Why is the dollar the reserve currency?

Have you ever seen what most of the global products are priced in? It is in dollars. It is the most widely used currency in the foreign trade. Most of the countries in the world have significant forex reserves in dollars as compared to other currencies.

dollar is the world's reserve currency for more than 60 years

Strongest economy post the world wars

The First and Second World Wars cost major economies like England, France, Russia, and Japan a huge amount of money. They significantly invested their budget in financing the war. This led to an increase in the debts of many. The debt levels were very high compared to the GDPs of these nations. The participating countries suffered heavy destruction in their infrastructure. A lot of money was spent on the reconstruction of the infra after the wars.

Unlike the European nations, the United States did not experience much of the war on its own land. It did not suffer the destruction of the infrastructure because of this. The wartime spurred significant technological advancements for the United States. It boosted the manufacturing capacity and emerged as the leading supplier of military equipment.

Being the leading military supplier for the world during the time of long-lasting wars, the United States earned an unequal amount of money.
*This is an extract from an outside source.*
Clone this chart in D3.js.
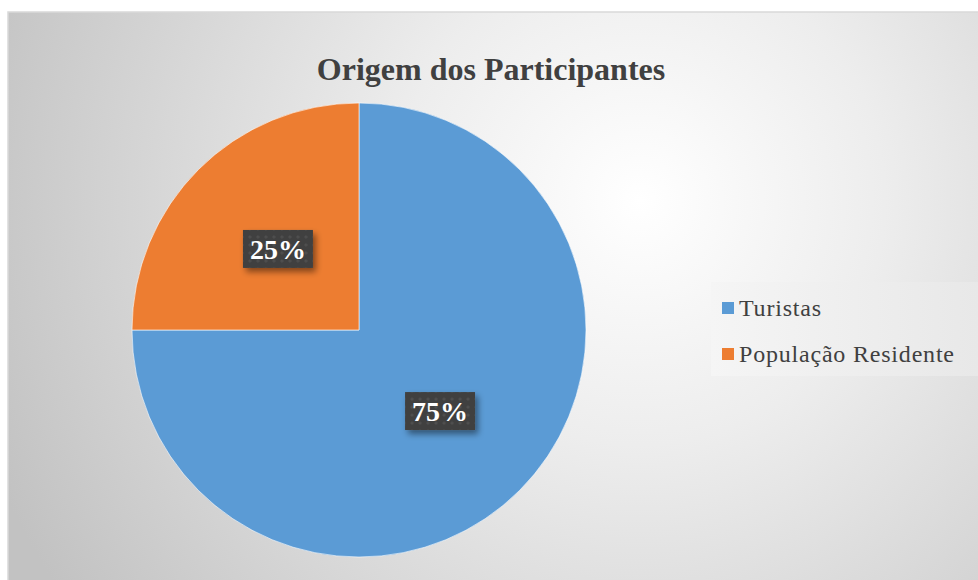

It held a significant amount of gold reserves during this time. With its technological advancements and strong manufacturing and being a major creditor for the allied nations, its large amount of gold reserves strengthened its economic position on a global stage.

The Bretton Woods Conference

Most countries paid for the military supplies and weapons in gold to the United States. This was because gold was the standard against countries that valued their currency. This led to an accumulation of large reserves of gold in the United States. This eventually made gold as a standard for currency valuation only stronger with time.

However, this led to problems for other countries as they started to see depletion in the gold reserves. A new system for currency exchange was the need of time. To solve this problem members of the allied nations came together at Bretton Woods in the US. The aim of this was to establish a standard system to promote a new international monetary policy and encourage global trade.

In the Bretton Woods Agreement, it was decided that all the participating countries would peg their currencies against the United States dollar, which would eventually be valued against gold. The dollar-to-gold value was fixed at $35 against one ounce of gold. This made the economic position of the dollar stronger as every country could do the trade in dollars, as it was insured against the standard of gold. Other countries maintained the exchange rate fixed against the dollar which contributed to the economic dominance of dollar in the international trade.

The Bretton Woods Conference also founded the International Monetary Fund (IMF) which was established to address the issues of international monetary cooperation, exchange rate stability, and balanced economic growth. Member countries contributed funds to the IMF which could be used to address the problems of international trade.

The fall of gold and the rise of oil

After the Bretton Woods Agreement, countries began to accumulate dollars as it was directly pegged against gold. The United States experienced a net current deficit. This slowly led to pressure on the gold reserves. They became vulnerable and began to deplit faster. This threatened the whole international currency system.

This was the era where the rise of oil had begun. Middle Eastern nations found a large number of oil reserves which became an essential commodity for the world. Saudi Arabia was the largest of the oil exporters and the most influential nation in the Middle East. The United States made an agreement with Saudi Arabia against military commitments that the trade of oil would be made in dollars exclusively.

The world was flooded with dollars due to the Bretton Woods Agreement. But to maintain the stability of the gold reserves and with the Saudi oil trade agreement, the United States removed the Bretton Woods Agreement. The dollar was no longer pegged with gold, but with oil now.

Since oil was an essential commodity and its demand only rising, the dollar became stronger and stronger. Most of the nations import oil and pay in dollars. This has made the dollar a stable currency over the past decades and is seen as the reserve currency of the world.